My first look at Las Vegas was from the back of a Volkswagen camper van in the waning 1960s, on a road trip with my family that had lately exited Iowa onto the Lincoln Highway, where from behind the wheel of the van my father, a crew‐cut Korean War veteran then still coming to terms with the Second Vatican Council, exchanged peace sign hand gestures with the oncoming drivers of Volkswagen vans hauling their occupants away from the Human Be‐In back through the campestral landscapes of Middle America. As a child, I know I was impressed by the neon and much too naive to interpret its seedy reflections. In the many decades since, I had returned to Las Vegas once, primarily from curiosity, and left only with little inclination to repeat myself.
I spent last weekend in Las Vegas catching up with a friend who had flown from across the country on business and stayed so that we could visit. After the obligatory time passed losing a few bucks and cruising Las Vegas Boulevard in a rented Lamborghini, I became seriously interested in sitting in the hotel lobby and watching the parade. Despite the winking permissiveness that one is expected to believe is the Las Vegas zeitgeist being simply an advertising gimmick, there are those for whom such blandishments work, supposing vulgarity to be a conventional ethos. They were on display in the corridors. My years are not unblemished by poor choices and woeful behavior, often informed by hubris, so I could not fail to recognize the impulse to let the freak fly, but in context, the irony of getting one’s tits out is that doing so has been conferred an imprimatur of respectability, robbing the gesture of political consequence. The opprobrium supposed to be attaching itself to tawdry exhibits could topple governments, but it does not obtain inside an edifice where such conduct has been solicited and is fastidiously inventoried.

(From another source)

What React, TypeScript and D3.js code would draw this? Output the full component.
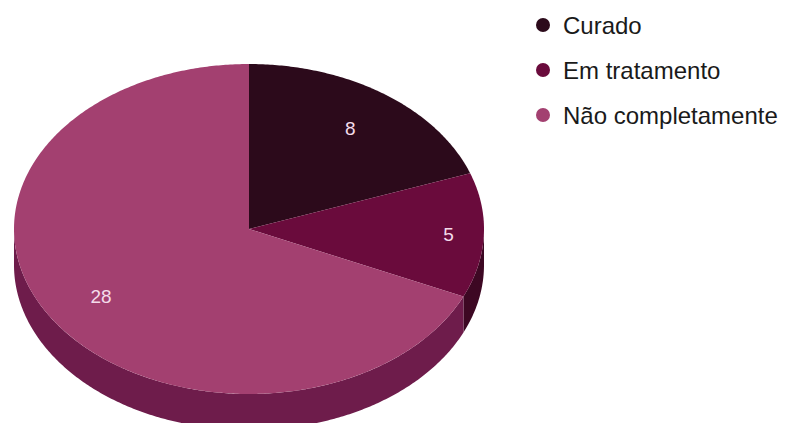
import React from "react";
import * as d3 from "d3";

const categories = ["Curado", "Em tratamento", "Não completamente"];
const values = [8, 5, 28];
const topColors = ["#2c0a1b", "#6a0b3c", "#a34070"];
const sideColors = ["#1c0611", "#3d0823", "#6e1c4b"];
const labelRadius = [0.75, 0.85, 0.75];

const W = 794;
const H = 423;
const cx = 249;
const cy = 229;
const rx = 235;
const ry = 165;
const depth = 36;

function pt(a: number, dy = 0): [number, number] {
  return [cx + rx * Math.sin(a), cy - ry * Math.cos(a) + dy];
}

function arcPoints(a0: number, a1: number, dy = 0): [number, number][] {
  const n = Math.max(2, Math.ceil(Math.abs(a1 - a0) / 0.01));
  const pts: [number, number][] = [];
  for (let i = 0; i <= n; i++) {
    const a = a0 + ((a1 - a0) * i) / n;
    pts.push(pt(a, dy));
  }
  return pts;
}

const line = d3.line<[number, number]>().x((d) => d[0]).y((d) => d[1]);

export default function App() {
  const pie = d3
    .pie<number>()
    .sort(null)
    .startAngle(0)
    .endAngle(2 * Math.PI)
    .value((d) => d);
  const arcs = pie(values);

  const sides = arcs.map((a, i) => {
    const s = Math.max(a.startAngle, Math.PI / 2);
    const e = Math.min(a.endAngle, (3 * Math.PI) / 2);
    if (e <= s) return null;
    const pts = [...arcPoints(s, e), ...arcPoints(e, s, depth)];
    return <path key={"s" + i} d={(line(pts) || "") + "Z"} fill={sideColors[i]} />;
  });

  const tops = arcs.map((a, i) => {
    const pts: [number, number][] = [[cx, cy], ...arcPoints(a.startAngle, a.endAngle)];
    return <path key={"t" + i} d={(line(pts) || "") + "Z"} fill={topColors[i]} />;
  });

  const labels = arcs.map((a, i) => {
    const m = (a.startAngle + a.endAngle) / 2;
    const k = labelRadius[i];
    const x = cx + k * rx * Math.sin(m);
    const y = cy - k * ry * Math.cos(m);
    return (
      <text
        key={"l" + i}
        x={x}
        y={y}
        dy="0.36em"
        textAnchor="middle"
        fontSize={19}
        fill="#f4dcea"
        fontFamily="'Liberation Sans', Arial, sans-serif"
      >
        {values[i]}
      </text>
    );
  });

  const legendY = d3.scalePoint<string>().domain(categories).range([25, 115]);

  return (
    <svg
      width={W}
      height={H}
      style={{ position: "absolute", left: 0, top: 0, background: "#ffffff" }}
    >
      <rect x={0} y={0} width={W} height={H} fill="#ffffff" />
      {sides}
      {tops}
      {labels}
      {categories.map((c, i) => (
        <g key={"lg" + i} transform={`translate(0,${legendY(c)})`}>
          <circle cx={543} cy={0} r={7} fill={topColors[i]} />
          <text
            x={563}
            y={0}
            dy="0.36em"
            fontSize={24}
            fill="#1a1a1a"
            fontFamily="'Liberation Sans', Arial, sans-serif"
          >
            {c}
          </text>
        </g>
      ))}
    </svg>
  );
}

I wanted to encourage people to get drunk and piss on the shoes of a Las Vegas cop and get back to me about how the Chamber of Commerce felt about it.
Hunter S. Thompson wrote one of the definitive reports on America from the post‐’60s era, and, as my own narrative of Las Vegas began in the 1960s, it is impossible to avoid quoting his
roman à clef after a weekend acquainting myself once again. Now off the escalator and into the casino, big crowds still tight around the crap tables. Who are these people? These faces! Where do they come from? They look
like caricatures of used‐car dealers from Dallas,
wrote Thompson. But they’re real. And, sweet Jesus, there are a hell of a lot of them — still screaming around these desert‐city crap tables at four‐thirty
on a Sunday morning. Still humping the American Dream, that vision of the Big Winner somehow emerging from the last‐minute pre‐dawn chaos of a stale Vegas casino.
¹ Standing in line Sunday morning in the hotel with two dozen other tourists waiting to be served from the caffeine trough, I peered up into one of the surveillance cameras mounted to the ceiling and lifted
my chin in a half‐nodded gesture, unafraid to acknowledge that I was not the biggest voyeur in the building. Behind me on the casino floor were the same people about whom Thompson had written, or, if not them, their offspring,
clamoring in a post‐truth world for a tug of the lever that would make it all clear, give it meaning, banish doubt. Half a century later the windowless room preserves the illusion that it is never too late.
Whither Las Vegas? Its growth and popularity as a travel destination suggest continued prosperity. It is desert meadows and fresh water springs buried beneath Googie relics obliterated by the excavations of decorated sheds, the neon having
been consigned to museums illuminated by colossal video screens, overlooking the great endorheic basin of North America. The predominant features of the landscape are monuments to consumption, but from the street, the storefronts of Sin City
look quite like those in every commercial zone in America. The only novelty on offer is that of scale. The faces on the sidewalk must be studied at length to catch a glimpse of one who aspires only to live well, unnoticed.
The ‘secret of Vegas’ is that there are no secrets,
Dave Hickey once wrote. What is hidden elsewhere exists here in quotidian visibility.
² Beyond the last suburban outpost a yellow‐billed cuckoo (coccyzus americanus) might be seen foraging, but one is meant to remain indoors. I stood in my hotel room looking out the window to the
hills enclosing the valley, feeling out of place, nostalgic for the quondam days of being driven around the country in the back of a Volkswagen, mixing powdered Kool‐Aid into a Coleman dispenser with ice,
hoping to see the Milky Way from beneath whichever trees were overhead that night where we had stopped for sleep. Unlikely to linger until it seemed wrong to leave, when my flight home was announced, I was ready to go.